FIFA investigating Luis Suarez biting incident vs. Italy; what's next?
The world's most notorious player is at it again. Will Luis Suarez play in this World Cup again?
FIFA announced Tuesday it will look into the apparent biting of Italy defender Giorgio Chiellini by notorious Uruguay striker Luis Suarez during the teams' Group D match. And in a statement early Wednesday, FIFA announced that both Suarez and the the Uruguayan Football Association have until 4 p.m. ET Wednesday "to provide their position and any documentary evidence they deem relevant."
Per British Press Association reporter Martyn Ziegler, FIFA stated it will "gather all the necessary elements in order to evaluate the matter."

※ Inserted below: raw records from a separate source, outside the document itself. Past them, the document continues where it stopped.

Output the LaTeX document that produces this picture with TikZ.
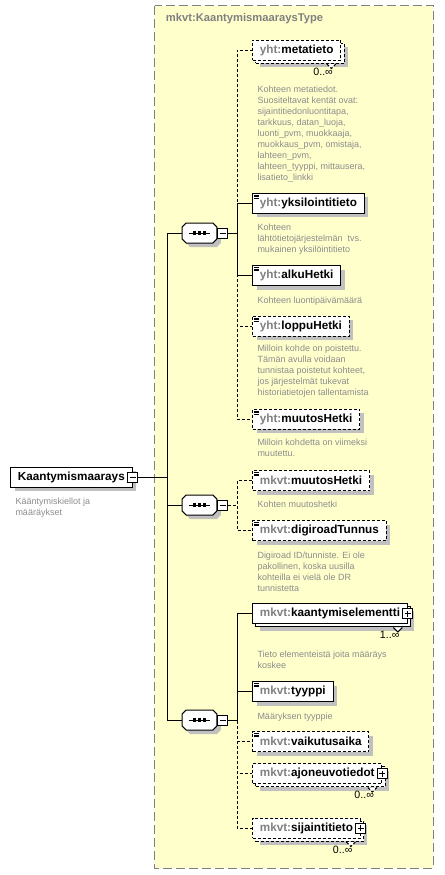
\documentclass[tikz,border=0pt]{standalone}
\usepackage{fontspec}
\setmainfont{Liberation Sans}
\usetikzlibrary{positioning,shadows,shapes.misc,calc}
\definecolor{typefill}{HTML}{FFFFCC}
\definecolor{typeline}{HTML}{808080}
\definecolor{pfx}{HTML}{808080}
\definecolor{doc}{HTML}{8C8C8C}
\definecolor{shade}{HTML}{C0C0C0}

\begin{document}
\begin{tikzpicture}
[x=0.75pt,y=-0.75pt,line width=0.75pt,
 elem/.style={draw,fill=white,anchor=west,minimum height=15pt,inner xsep=5.5pt,inner ysep=0pt,
   font=\fontsize{8.8}{10}\selectfont\bfseries},
 one/.style={drop shadow={shadow xshift=3pt,shadow yshift=-3pt,fill=shade,opacity=1}},
 many/.style={drop shadow={shadow xshift=5.25pt,shadow yshift=-5.25pt,fill=shade,opacity=1},
   general shadow={draw,fill=white,shadow xshift=2.6pt,shadow yshift=-2.6pt}},
 opt/.style={dash pattern=on 2.25pt off 1.5pt},
 leaf/.style={path picture={\foreach \k in {1.5pt,2.6pt,3.7pt}
   \draw[line width=0.5pt,solid] ([xshift=1pt,yshift=-\k]path picture bounding box.north west) -- +(3.8pt,0);}},
 seq/.style={chamfered rectangle,chamfered rectangle xsep=1.5pt,chamfered rectangle ysep=1.5pt,draw,fill=white,
   inner xsep=11.5pt,inner ysep=6pt,one,
   path picture={\draw[line width=0.75pt] ([xshift=-8pt]path picture bounding box.center) -- ([xshift=8pt]path picture bounding box.center);
     \foreach \d in {-3.75pt,0pt,3.75pt}
       \fill[black] ([xshift=\d]path picture bounding box.center) +(-1.2pt,-1.2pt) rectangle +(1.2pt,1.2pt);}},
 tog/.style={draw,fill=white,rectangle,minimum size=7.5pt,inner sep=0pt,solid,
   path picture={\draw ([xshift=1.5pt]path picture bounding box.west) -- ([xshift=-1.5pt]path picture bounding box.east);}},
 plus/.style={draw,fill=white,rectangle,minimum size=7.5pt,inner sep=0pt,solid,
   path picture={\draw ([xshift=1.5pt]path picture bounding box.west) -- ([xshift=-1.5pt]path picture bounding box.east);
     \draw ([yshift=1.5pt]path picture bounding box.south) -- ([yshift=-1.5pt]path picture bounding box.north);}},
 doc/.style={text=doc,font=\fontsize{6.75}{8.25}\selectfont,align=left,inner sep=0pt},
 mult/.style={font=\fontsize{8}{9}\selectfont,inner sep=0pt}]
\useasboundingbox (0,0) rectangle (444,875);
% complex type
\draw[typeline,fill=typefill,dash pattern=on 6.75pt off 3pt] (154.5,5.5) rectangle (433,868);
\node[anchor=west,text=pfx,font=\fontsize{8.4}{10}\selectfont\bfseries] (title) at (161,19) {mkvt:KaantymismaaraysType};

\node[elem,one] (root) at (10,477) {Kaantymismaarays};
\node[tog] (rootm) at (root.east) {};
\node[doc,below=7.5pt of root.south west,anchor=north west,xshift=3.75pt] (rootd) {Kääntymiskiellot ja\\määräykset};
\coordinate (trunk) at (167,477);

\node[seq] (s1) at (199.5,233) {};
\node[tog,right=0pt of s1] (s1m) {};
\node[seq] (s2) at (199.5,505) {};
\node[tog,right=0pt of s2] (s2m) {};
\node[seq] (s3) at (199.5,720) {};
\node[tog,right=0pt of s3] (s3m) {};

% first sequence
\node[elem,many,opt] (meta) at (252,50) {\textcolor{pfx}{yht:}metatieto};
\node[mult,below left=5pt and 6pt of meta.south east] (metan) {0..∞};
\node[doc,below=19pt of meta.south west,anchor=north west,xshift=3.75pt] (metad)
  {Kohteen metatiedot.\\Suositeltavat kentät ovat:\\sijaintitiedonluontitapa,\\tarkkuus, datan\_luoja,\\luonti\_pvm, muokkaaja,\\muokkaus\_pvm, omistaja,\\lahteen\_pvm,\\lahteen\_tyyppi, mittausera,\\lisatieto\_linkki};
\node[elem,one,leaf] (yksil) at (252,203) {\textcolor{pfx}{yht:}yksilointitieto};
\node[doc,below=7.5pt of yksil.south west,anchor=north west,xshift=3.75pt] (yksild)
  {Kohteen\\lähtötietojärjestelmän\ \ tvs.\\mukainen yksilöintitieto};
\node[elem,one,leaf] (alku) at (252,275.5) {\textcolor{pfx}{yht:}alkuHetki};
\node[doc,below=7.5pt of alku.south west,anchor=north west,xshift=3.75pt] (alkud) {Kohteen luontipäivämäärä};
\node[elem,one,leaf,opt] (loppu) at (252,326) {\textcolor{pfx}{yht:}loppuHetki};
\node[doc,below=6pt of loppu.south west,anchor=north west,xshift=3.75pt] (loppud)
  {Milloin kohde on poistettu.\\Tämän avulla voidaan\\tunnistaa poistetut kohteet,\\jos järjestelmät tukevat\\historiatietojen tallentamista};
\node[elem,one,leaf,opt] (hmuu) at (252,419) {\textcolor{pfx}{yht:}muutosHetki};
\node[doc,below=6.75pt of hmuu.south west,anchor=north west,xshift=3.75pt] (hmuud)
  {Milloin kohdetta on viimeksi\\muutettu.};

% second sequence
\node[elem,one,leaf,opt] (mmuu) at (252,480.5) {\textcolor{pfx}{mkvt:}muutosHetki};
\node[doc,below=6.75pt of mmuu.south west,anchor=north west,xshift=3.75pt] (mmuud) {Kohten muutoshetki};
\node[elem,one,leaf,opt] (digi) at (252,530.5) {\textcolor{pfx}{mkvt:}digiroadTunnus};
\node[doc,below=7.5pt of digi.south west,anchor=north west,xshift=3.75pt] (digid)
  {Digiroad ID/tunniste. Ei ole\\pakollinen, koska uusilla\\kohteilla ei vielä ole DR\\tunnistetta};

% third sequence
\node[elem,many] (kelem) at (252,613.5) {\textcolor{pfx}{mkvt:}kaantymiselementti\hspace{6pt}};
\node[plus] (kelemp) at (kelem.east) {};
\node[mult,below left=5pt and 6pt of kelem.south east] (kelemn) {1..∞};
\node[doc,below=19.5pt of kelem.south west,anchor=north west,xshift=3.75pt] (kelemd)
  {Tieto elementeistä joita määräys\\koskee};
\node[elem,one,leaf] (tyyppi) at (252,691.5) {\textcolor{pfx}{mkvt:}tyyppi};
\node[doc,below=7.5pt of tyyppi.south west,anchor=north west,xshift=3.75pt] (tyyppid) {Määryksen tyyppie};
\node[elem,one,leaf,opt] (vaik) at (252,741.5) {\textcolor{pfx}{mkvt:}vaikutusaika};
\node[elem,many,opt] (ajon) at (252,773.5) {\textcolor{pfx}{mkvt:}ajoneuvotiedot\hspace{6pt}};
\node[plus] (ajonp) at (ajon.east) {};
\node[mult,below left=5pt and 6pt of ajon.south east] (ajonn) {0..∞};
\node[elem,many,opt] (sijt) at (252,828) {\textcolor{pfx}{mkvt:}sijaintitieto\hspace{6pt}};
\node[plus] (sijtp) at (sijt.east) {};
\node[mult,below left=5pt and 6pt of sijt.south east] (sijtn) {0..∞};

\foreach \n/\s in {meta/opt,kelem/solid,ajon/opt,sijt/opt}
  \draw[\s,fill=white] ($(\n.south east)+(-14.5,3.5)$) -- ++(4.5,4.5) -- ++(4.5,-4.5);

% connectors
\draw (rootm.east) -- (trunk);
\foreach \s in {s1,s2,s3} \draw (trunk) |- (\s.west);
\foreach \c in {yksil,alku} \draw (s1m.east) -- ++(9,0) |- (\c.west);
\foreach \c in {meta,loppu,hmuu} \draw[opt] (s1m.east) -- ++(9,0) |- (\c.west);
\foreach \c in {mmuu,digi} \draw[opt] (s2m.east) -- ++(9,0) |- (\c.west);
\foreach \c in {kelem,tyyppi} \draw (s3m.east) -- ++(9,0) |- (\c.west);
\foreach \c in {vaik,ajon,sijt} \draw[opt] (s3m.east) -- ++(9,0) |- (\c.west);
\end{tikzpicture}
\end{document}
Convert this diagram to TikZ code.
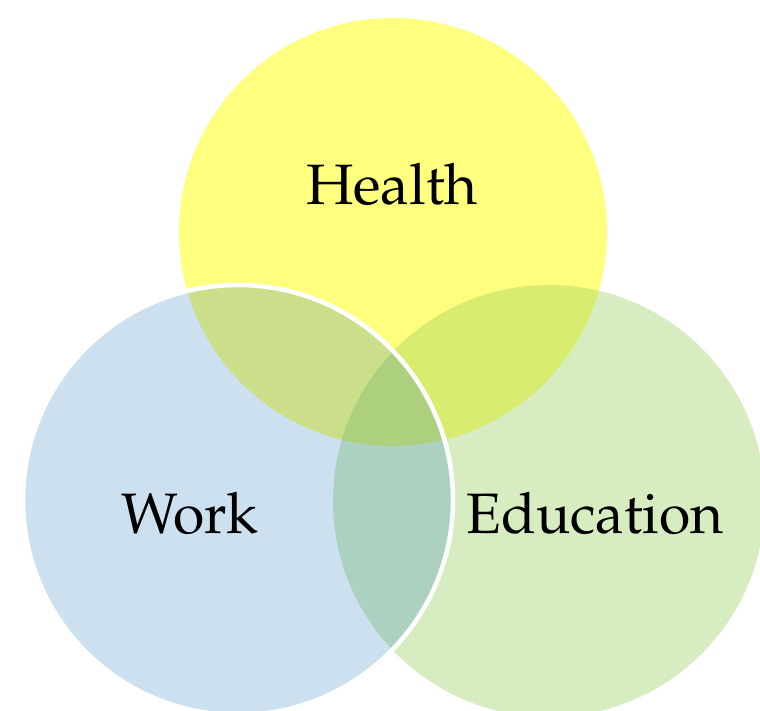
\documentclass[tikz,border=0pt]{standalone}
\usepackage[T1]{fontenc}
\usepackage{mathpazo}
\definecolor{healthyellow}{RGB}{255,255,0}
\definecolor{edugreen}{RGB}{144,201,81}
\definecolor{workblue}{RGB}{12,107,184}
\begin{document}
\begin{tikzpicture}[x=1pt, y=1pt,
    circletext/.style={font=\fontsize{57}{62}\selectfont, anchor=base}]
\useasboundingbox (0, 0) rectangle (760, 710);
\clip (0, 0) rectangle (760, 710);
\fill[healthyellow, opacity=0.5] (393, 478) circle(214pt);
\fill[edugreen, opacity=0.35] (549, 209) circle(216pt);
\fill[workblue, opacity=0.21] (238, 210) circle(215pt);
\draw[white, line width=4.5pt] (238, 210) circle(215pt);
\node[circletext] (health) at (392, 505) {Health};
\node[circletext] (work) at (190, 177) {Work};
\node[circletext] (education) at (595, 177) {Education};
\end{tikzpicture}
\end{document}
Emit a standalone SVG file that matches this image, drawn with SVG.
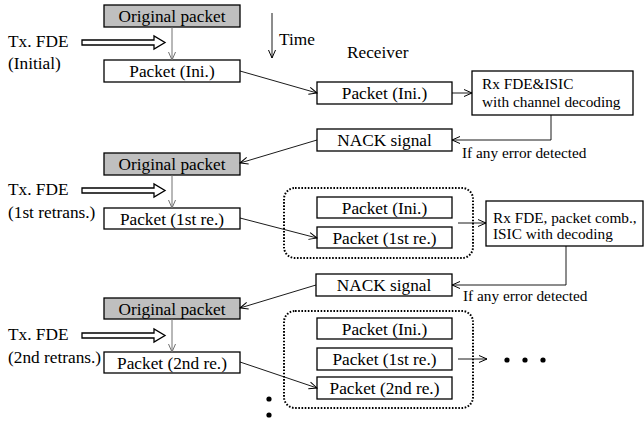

"There is no doubt Luis Suarez is a fantastic footballer but, once again, his actions have left him open to severe criticism," FIFA official Jim Boyce told the BBC. "FIFA must investigate the incident seriously and take whatever disciplinary action is deemed necessary."
With the match tied at 0-0 in the second half and Uruguay needing a win to advance, Suarez appeared to bite Chiellini in the shoulder. The Italian veteran swung an elbow at Suarez, clutched at his shoulder, and pulled down his jersey in an attempt to show the match referee apparent bite marks on his skin.
Chiellini told Italian TV that Suarez had bitten him, saying it was "ridiculous" he had not been ejected over the incident.
If proven, it would be the third such biting incident in Suarez's career, the 27-year-old Uruguayan superstar having previously bitten opponents while playing in both the Dutch Eridivisie in 2010 and England's Premier League in 2013.
FIFA has banned players from the World Cup for misconduct before, with the longest such ban an eight-game suspension for Italy's Mauro Tossotti in 1994.
Could FIFA impose a similar punishment in Suarez's case? Though it's borderline impossible to predict exactly what the world's most erratic sports organization will do, at this stage it seems unlikely Suarez will escape without at least a multi-match suspension. Chiellini will clearly testify that he was bitten, and nothing in the video of the incident suggests that his account can't be trusted. If photographs of Chiellini's shoulder or other player statements further confirm that account, FIFA won't have any choice but to act.
Suarez also won't be helped by his history of not just biting opponents, but displaying other unsporting behavior. His deliberate handball of a goalbound shot in the 2010 World Cup quarterfinals denied Ghana of what many would have said was its rightful semifinal place, and Suarez served another Premier League ban in the 2011-2012 season for racially abusing Manchester United player Patrice Evra.
It's that history that has made what would have already been heavy public pressure on FIFA to act into a deafening public outcry. And though in its somnabulant fashion FIFA doesn't always respond to public pressure as readily as many would expect, the idea of Suarez appearing in Uruguay's Round of 16 match after this is so appalling to so many viewers that it may have no choice.
The uneducated guess: Suarez receives a three-match ban, far short of the blood demanded by many but enough to keep him out until a hypothetical final -- one that without his services Uruguay is highly unlikely to reach. It will be a surprise if we haven't seen the last of Luis Suarez in this World Cup.